╭─ Dataset excerpts

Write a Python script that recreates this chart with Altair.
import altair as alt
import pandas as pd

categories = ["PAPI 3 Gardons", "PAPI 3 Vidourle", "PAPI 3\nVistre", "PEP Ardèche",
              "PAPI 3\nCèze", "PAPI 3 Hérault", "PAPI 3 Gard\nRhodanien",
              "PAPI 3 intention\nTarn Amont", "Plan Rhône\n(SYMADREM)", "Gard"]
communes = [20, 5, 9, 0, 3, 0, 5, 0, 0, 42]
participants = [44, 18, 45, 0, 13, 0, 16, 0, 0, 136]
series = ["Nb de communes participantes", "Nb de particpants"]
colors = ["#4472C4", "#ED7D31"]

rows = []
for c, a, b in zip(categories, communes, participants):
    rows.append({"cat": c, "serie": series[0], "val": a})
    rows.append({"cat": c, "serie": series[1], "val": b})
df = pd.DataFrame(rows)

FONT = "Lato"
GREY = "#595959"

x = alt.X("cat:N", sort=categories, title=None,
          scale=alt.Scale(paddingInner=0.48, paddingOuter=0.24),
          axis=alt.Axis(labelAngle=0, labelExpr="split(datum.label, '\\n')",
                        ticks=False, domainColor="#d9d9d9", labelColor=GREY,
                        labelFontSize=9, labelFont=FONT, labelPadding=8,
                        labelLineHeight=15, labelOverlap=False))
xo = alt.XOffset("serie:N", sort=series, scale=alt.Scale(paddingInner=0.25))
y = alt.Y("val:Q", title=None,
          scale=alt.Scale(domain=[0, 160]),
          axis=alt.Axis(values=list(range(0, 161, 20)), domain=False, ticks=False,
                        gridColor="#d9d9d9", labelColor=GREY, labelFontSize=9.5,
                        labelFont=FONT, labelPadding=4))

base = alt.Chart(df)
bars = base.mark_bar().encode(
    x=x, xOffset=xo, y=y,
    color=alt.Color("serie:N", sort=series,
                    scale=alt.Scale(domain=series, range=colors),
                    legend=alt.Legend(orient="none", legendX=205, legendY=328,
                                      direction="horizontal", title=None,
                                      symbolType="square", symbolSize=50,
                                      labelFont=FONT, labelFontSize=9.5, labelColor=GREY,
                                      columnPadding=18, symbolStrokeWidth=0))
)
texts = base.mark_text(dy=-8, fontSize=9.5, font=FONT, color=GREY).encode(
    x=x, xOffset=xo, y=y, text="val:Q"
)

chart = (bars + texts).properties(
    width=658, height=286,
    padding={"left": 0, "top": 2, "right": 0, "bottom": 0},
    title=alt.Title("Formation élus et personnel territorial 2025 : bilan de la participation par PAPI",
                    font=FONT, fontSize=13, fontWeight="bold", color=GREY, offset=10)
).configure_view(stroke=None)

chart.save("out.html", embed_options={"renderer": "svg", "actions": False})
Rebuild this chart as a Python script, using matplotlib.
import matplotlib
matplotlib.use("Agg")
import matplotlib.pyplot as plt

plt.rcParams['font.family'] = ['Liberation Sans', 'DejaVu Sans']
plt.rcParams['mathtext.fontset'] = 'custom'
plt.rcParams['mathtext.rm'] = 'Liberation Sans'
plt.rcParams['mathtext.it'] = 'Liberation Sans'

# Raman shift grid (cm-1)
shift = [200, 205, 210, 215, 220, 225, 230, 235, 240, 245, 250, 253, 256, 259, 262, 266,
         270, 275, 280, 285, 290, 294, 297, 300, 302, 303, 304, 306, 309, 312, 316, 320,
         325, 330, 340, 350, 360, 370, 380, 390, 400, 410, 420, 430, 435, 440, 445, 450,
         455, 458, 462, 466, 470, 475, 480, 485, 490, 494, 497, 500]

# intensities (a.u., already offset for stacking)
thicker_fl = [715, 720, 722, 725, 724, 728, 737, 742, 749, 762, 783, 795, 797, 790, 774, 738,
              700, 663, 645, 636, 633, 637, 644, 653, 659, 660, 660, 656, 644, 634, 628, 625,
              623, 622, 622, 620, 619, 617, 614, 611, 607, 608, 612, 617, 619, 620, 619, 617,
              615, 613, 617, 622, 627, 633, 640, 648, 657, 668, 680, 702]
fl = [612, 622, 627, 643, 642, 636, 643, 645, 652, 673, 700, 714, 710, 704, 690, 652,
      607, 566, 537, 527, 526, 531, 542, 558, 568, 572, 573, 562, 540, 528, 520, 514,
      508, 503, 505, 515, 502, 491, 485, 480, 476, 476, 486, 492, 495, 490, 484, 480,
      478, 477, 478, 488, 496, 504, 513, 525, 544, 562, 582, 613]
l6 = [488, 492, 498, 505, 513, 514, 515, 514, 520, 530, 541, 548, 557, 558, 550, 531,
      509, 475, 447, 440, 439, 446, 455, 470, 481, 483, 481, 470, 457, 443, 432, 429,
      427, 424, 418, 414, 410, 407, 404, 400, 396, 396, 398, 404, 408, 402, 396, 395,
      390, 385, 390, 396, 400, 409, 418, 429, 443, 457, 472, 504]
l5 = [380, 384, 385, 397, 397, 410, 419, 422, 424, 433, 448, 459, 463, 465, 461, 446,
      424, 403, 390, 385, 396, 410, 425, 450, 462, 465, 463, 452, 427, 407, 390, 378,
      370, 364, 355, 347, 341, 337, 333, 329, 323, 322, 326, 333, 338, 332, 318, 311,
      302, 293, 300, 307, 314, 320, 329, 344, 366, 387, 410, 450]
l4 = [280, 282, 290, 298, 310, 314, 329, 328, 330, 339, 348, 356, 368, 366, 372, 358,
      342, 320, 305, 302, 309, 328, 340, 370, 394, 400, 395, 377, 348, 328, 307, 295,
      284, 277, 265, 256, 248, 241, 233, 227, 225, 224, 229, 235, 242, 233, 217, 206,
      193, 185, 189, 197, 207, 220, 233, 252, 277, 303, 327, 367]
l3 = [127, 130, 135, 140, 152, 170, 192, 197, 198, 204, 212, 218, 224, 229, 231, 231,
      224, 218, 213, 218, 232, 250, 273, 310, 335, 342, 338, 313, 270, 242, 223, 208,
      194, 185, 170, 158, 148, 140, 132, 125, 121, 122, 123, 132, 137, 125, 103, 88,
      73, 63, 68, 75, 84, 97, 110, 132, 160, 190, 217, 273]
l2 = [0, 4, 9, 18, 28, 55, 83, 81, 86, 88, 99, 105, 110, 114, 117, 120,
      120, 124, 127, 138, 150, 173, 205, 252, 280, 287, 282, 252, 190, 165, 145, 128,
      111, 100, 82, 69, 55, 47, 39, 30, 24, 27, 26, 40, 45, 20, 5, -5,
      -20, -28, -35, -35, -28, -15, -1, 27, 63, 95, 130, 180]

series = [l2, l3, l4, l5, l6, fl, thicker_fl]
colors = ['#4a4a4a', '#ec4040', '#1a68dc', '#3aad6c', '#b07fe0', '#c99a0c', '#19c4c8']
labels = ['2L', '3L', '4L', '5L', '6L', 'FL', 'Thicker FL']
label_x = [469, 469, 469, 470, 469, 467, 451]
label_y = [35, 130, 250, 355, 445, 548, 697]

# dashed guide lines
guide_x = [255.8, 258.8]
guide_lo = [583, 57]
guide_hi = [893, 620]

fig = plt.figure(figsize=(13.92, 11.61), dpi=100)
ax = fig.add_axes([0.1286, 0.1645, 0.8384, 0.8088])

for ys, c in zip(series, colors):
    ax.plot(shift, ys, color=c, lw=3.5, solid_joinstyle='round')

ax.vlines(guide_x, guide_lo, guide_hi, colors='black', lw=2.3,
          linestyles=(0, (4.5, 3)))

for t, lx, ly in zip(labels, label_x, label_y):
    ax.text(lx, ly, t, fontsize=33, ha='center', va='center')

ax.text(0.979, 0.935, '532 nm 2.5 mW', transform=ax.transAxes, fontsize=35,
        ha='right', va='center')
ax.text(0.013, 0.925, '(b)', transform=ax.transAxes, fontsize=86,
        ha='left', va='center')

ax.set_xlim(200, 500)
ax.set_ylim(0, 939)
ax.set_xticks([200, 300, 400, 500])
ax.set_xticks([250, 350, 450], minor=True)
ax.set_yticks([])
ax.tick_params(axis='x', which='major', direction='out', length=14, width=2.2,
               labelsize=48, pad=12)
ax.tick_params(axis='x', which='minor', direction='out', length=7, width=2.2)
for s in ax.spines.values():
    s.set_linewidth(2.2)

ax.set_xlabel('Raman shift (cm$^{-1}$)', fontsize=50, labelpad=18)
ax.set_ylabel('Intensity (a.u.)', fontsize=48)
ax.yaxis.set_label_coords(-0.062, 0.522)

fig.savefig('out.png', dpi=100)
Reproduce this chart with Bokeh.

╰─

In the listing above, locate the line containing "Rebuild this chart" and the line containing "plt.rcParams['mathtext.it'] = 'Liberation". Extract those two lines and every line between them, exactly as written, and only those.

• Solution to the problem:
Rebuild this chart as a Python script, using matplotlib.
import matplotlib
matplotlib.use("Agg")
import matplotlib.pyplot as plt

plt.rcParams['font.family'] = ['Liberation Sans', 'DejaVu Sans']
plt.rcParams['mathtext.fontset'] = 'custom'
plt.rcParams['mathtext.rm'] = 'Liberation Sans'
plt.rcParams['mathtext.it'] = 'Liberation Sans'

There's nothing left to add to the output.